I grabbed a few bags of this last week. 
I just opened one and its resin city, the whole bag is stuck together and sticky as. 
Smells great, I'm about to dump 100g in the whirlpool.


----------



## indica86 (15/4/16)

tugger said:


> I'm about to dump in the whirlpool.



Lol.


----------



## Frothy1 (15/4/16)

I did 10g FWH for 21 liters and made the rest to 40 IBU's.
Just tasted the gravity sample and it's smoother than I expected.


----------



## dibbz (29/4/16)

To be honest it doesn't have a lot of flavour like I was expecting after reading the NZ hops web page, I had an amber IPA with some in this evening and it was distinctive enough to be noticible but still subtle. It is bitter however. My golden ale is a good drop.

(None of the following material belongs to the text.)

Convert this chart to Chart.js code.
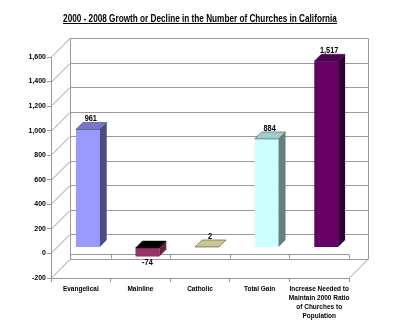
<!DOCTYPE html>
<html>
<head>
<meta charset="utf-8">
<script src="https://cdn.jsdelivr.net/npm/chart.js@4.4.1/dist/chart.umd.min.js"></script>
<style>
  html, body { margin: 0; padding: 0; background: #fff; }
  #wrap { width: 400px; height: 331px; }
</style>
</head>
<body>
<div id="wrap"><canvas id="churchChart" width="400" height="331"></canvas></div>
<script>
// Chart data
const titleText = "2000 - 2008 Growth or Decline in the Number of Churches in California";
const categories = [
    "Evangelical",
    "Mainline",
    "Catholic",
    "Total Gain",
    ["Increase Needed to", "Maintain 2000 Ratio", "of Churches to", "Population"]
];
const changes = [961, -74, 2, 884, 1517];
const valueLabels = ["961", "-74", "2", "884", "1,517"];
const yTicks = [-200, 0, 200, 400, 600, 800, 1000, 1200, 1400, 1600];

// colours of the faces (front / top / side)
const frontColors = ['#9999FF', '#993366', '#CCCC99', '#CCFFFF', '#660066'];
const topColors = ['#7676CC', '#000000', '#C8C896', '#A3CCCC', '#520052'];
const sideColors = ['#4D4D80', '#66223F', '#8A8A66', '#668080', '#330033'];

const FONT = "'Liberation Sans', Arial, sans-serif";
const NARROW = 0.82;  // the original text is a narrow face
const WALL = 19;   // depth of the walls
const SHIFT_X = 7, SHIFT_Y = -6;  // bars sit a bit behind the front plane
const DEPTH = 7;   // depth of a bar

function narrowText(ctx, text, x, y) {
    ctx.save();
    ctx.translate(x, y);
    ctx.scale(NARROW, 1);
    ctx.fillText(text, 0, 0);
    ctx.restore();
}

const threeD = {
    id: 'threeD',
    beforeDatasetsDraw(chart) {
        const ctx = chart.ctx, a = chart.chartArea;
        const ys = chart.scales.y;
        ctx.save();
        ctx.strokeStyle = '#999999';
        ctx.lineWidth = 1;
        ctx.beginPath();
        yTicks.forEach(v => {
            const py = Math.round(ys.getPixelForValue(v)) + 0.5;
            ctx.moveTo(a.left, py);
            ctx.lineTo(a.left + WALL, py - WALL);
            ctx.lineTo(a.right + WALL, py - WALL);
        });
        const top = Math.round(ys.getPixelForValue(1600)) + 0.5;
        const bot = Math.round(ys.getPixelForValue(-200)) + 0.5;
        ctx.moveTo(a.left + WALL + 0.5, top - WALL);
        ctx.lineTo(a.left + WALL + 0.5, bot - WALL);
        ctx.moveTo(a.right + WALL + 0.5, top - WALL);
        ctx.lineTo(a.right + WALL + 0.5, bot - WALL);
        ctx.moveTo(a.right, bot);
        ctx.lineTo(a.right + WALL, bot - WALL);
        // category axis at zero
        const z = Math.round(ys.getPixelForValue(0)) + 1.5;
        ctx.moveTo(a.left + WALL, z);
        ctx.lineTo(a.right, z);
        for (let i = 1; i <= categories.length; i++) {
            const px = Math.round(a.left + i * (a.right - a.left) / categories.length) + 0.5;
            ctx.moveTo(px, z);
            ctx.lineTo(px, z + 4);
        }
        ctx.stroke();
        ctx.restore();

        ctx.save();
        ctx.translate(SHIFT_X, SHIFT_Y);
    },
    afterDatasetsDraw(chart) {
        const ctx = chart.ctx;
        const meta = chart.getDatasetMeta(0);
        meta.data.forEach((bar, i) => {
            const p = bar.getProps(['x', 'y', 'base', 'width'], true);
            const l = p.x - p.width / 2, r = p.x + p.width / 2;
            const t = Math.min(p.y, p.base), b = Math.max(p.y, p.base);
            // side face
            ctx.fillStyle = sideColors[i];
            ctx.beginPath();
            ctx.moveTo(r, t);
            ctx.lineTo(r + DEPTH, t - DEPTH);
            ctx.lineTo(r + DEPTH, b - DEPTH);
            ctx.lineTo(r, b);
            ctx.closePath();
            ctx.fill();
            // top face
            ctx.fillStyle = topColors[i];
            ctx.strokeStyle = 'rgba(0,0,0,0.55)';
            ctx.lineWidth = 0.7;
            ctx.beginPath();
            ctx.moveTo(l, t);
            ctx.lineTo(r, t);
            ctx.lineTo(r + DEPTH, t - DEPTH);
            ctx.lineTo(l + DEPTH, t - DEPTH);
            ctx.closePath();
            ctx.fill();
            ctx.stroke();

            // value label
            ctx.fillStyle = '#000';
            ctx.font = 'bold 9px ' + FONT;
            ctx.textAlign = 'center';
            if (changes[i] >= 0) {
                ctx.textBaseline = 'alphabetic';
                narrowText(ctx, valueLabels[i], p.x + 3, t - 8);
            } else {
                ctx.textBaseline = 'top';
                narrowText(ctx, valueLabels[i], p.x, b + 1);
            }
        });
        ctx.restore();
    },
    afterDraw(chart) {
        const ctx = chart.ctx;
        ctx.save();
        ctx.font = 'bold 10px ' + FONT;
        ctx.fillStyle = '#000';
        ctx.textAlign = 'center';
        ctx.textBaseline = 'alphabetic';
        const cx = 200, by = 22;
        narrowText(ctx, titleText, cx, by);
        const w = ctx.measureText(titleText).width * NARROW;
        ctx.fillRect(cx - w / 2, by + 1, w, 1);
        ctx.restore();
    }
};

const ctx = document.getElementById('churchChart').getContext('2d');
const churchChart = new Chart(ctx, {
    type: 'bar',
    data: {
        labels: categories,
        datasets: [{
            data: changes,
            backgroundColor: frontColors,
            borderWidth: 0,
            barPercentage: 0.4,
            categoryPercentage: 1
        }]
    },
    options: {
        responsive: false,
        animation: false,
        events: [],
        layout: { padding: { top: 57, right: 51, left: 0, bottom: 0 } },
        plugins: {
            legend: { display: false },
            tooltip: { enabled: false },
            title: { display: false }
        },
        scales: {
            x: {
                offset: true,
                grid: { offset: true, drawOnChartArea: false, tickLength: 4, color: '#999999' },
                border: { color: '#999999' },
                ticks: {
                    color: '#000',
                    font: { family: FONT, size: 6.5, weight: 'bold', lineHeight: 1.38 },
                    padding: 3,
                    maxRotation: 0,
                    autoSkip: false
                },
                afterFit(scale) { scale.height = 53; }
            },
            y: {
                min: -200,
                max: 1600,
                grid: { drawOnChartArea: false, tickLength: 4, color: '#999999' },
                border: { color: '#999999' },
                ticks: {
                    stepSize: 200,
                    color: '#000',
                    font: { family: FONT, size: 7, weight: 'bold' },
                    padding: 1,
                    callback: v => v.toLocaleString('en-US')
                },
                afterFit(scale) { scale.width = 51; }
            }
        }
    },
    plugins: [threeD]
});
</script>
</body>
</html>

From http://nzhops.co.nz/variety/brooklyn
> Delivers intense fruity oils with top notes of baking spice and sweet hay.
I'd agree here.

> Sensory panels describe the flavours and aromas in the finished beer to be that of grapefruit, tropical and passionfruit.
Perhaps the aroma but not in the flavour. This is also some-what contradictory to the other quote.


----------



## indica86 (29/4/16)

I like it.
Currently drinking a Rye IPA with Chinook, Cascade and Brooklyn - works really well.


----------



## Frothy1 (17/5/16)

I did a Dr Smurto Golden Ale with all Brooklyn to 40 IBU's.

10g first wort
10g @ 20mins
10g @ 15 mins
10g @ 10 mins
10g @ 5 mins
15g dry hop for 3 days

Everyone's taste is different and I'm getting prominent passionfruit with a slightly spicy grapefruit flavor and a little pine.

Its like Galaxy and Chinook or Galaxy and Cluster or something.

Unfortunately for me I'm not keen on the the spicy grapefruit side of it.

The bitterness is smooth thats for sure.


----------



## DJR (16/9/16)

Now apparently renamed to Moutere - probably so they didn't have issues in the USA market?

http://www.nzhops.co.nz/variety/moutere


----------



## Yob (17/9/16)

DJR said:


> Now apparently renamed to Moutere - probably so they didn't have issues in the USA market?
> 
> http://www.nzhops.co.nz/variety/moutere


correct.. PITA from my point of view...

I love the hop, did a few cubes last year heavily weighted to Broo.. Moutere..

Lush and dank..


----------



## Frothy1 (17/9/16)

Still spewin


----------



## Weizguy (17/9/16)

Yob said:


> correct.. PITA from my point of view...
> 
> I love the hop, did a few cubes last year heavily weighted to Broo.. Moutere..
> 
> Lush and dank..


Dank, to me, sounds dusty, musty, dirty and sulfury, like certain varieties of "the cousin", from which I'm certain the term was appropriated.
Yeah, I may be the exception, but if I would not wear it as a man-cologne, I do not enjoy drinking the character in a beer.
was about to say flame-suit on, but I'm a big boy and not afraid of sharing an honest opinion, and we all know about opinions...


----------



## wide eyed and legless (17/9/16)

Slightly off topic my Da reckons that in the 50's the most popular hop was the Atthe anyone come across this or has this hop also had a name change?


----------



## Yob (17/9/16)

I mean it like Simcoe and Columbus are Dank, Pungent may be a better word to decribe the aromatic assult you get from hops of this ilk but Dank sits well on my tongue


----------



## Yob (17/9/16)

wide eyed and legless said:


> Slightly off topic my Da reckons that in the 50's the most popular hop was the Atthe anyone come across this or has this hop also had a name change?


sure it wasnt just a story Atthe pub?


----------



## wide eyed and legless (17/9/16)

I will find out I have the correct spelling.


----------



## Yob (17/9/16)

wide eyed and legless said:


> I will find out I have the correct spelling.


That'd be great. Always happy to read up on old Hops, can't recall any that sound similar, not that that's an indication of anything though.


----------



## wide eyed and legless (17/9/16)

Yob said:


> sure it wasnt just a story Atthe pub?


Nearly right Yob, fuk'n wind up merchant, just got off the phone to him and it was At the hop by Danny and the Juniors.


----------



## LAGERFRENZY (17/9/16)

Had me searching:

http://brooklynbrewshop.com/themash/hop-of-the-month-ahtanum/


----------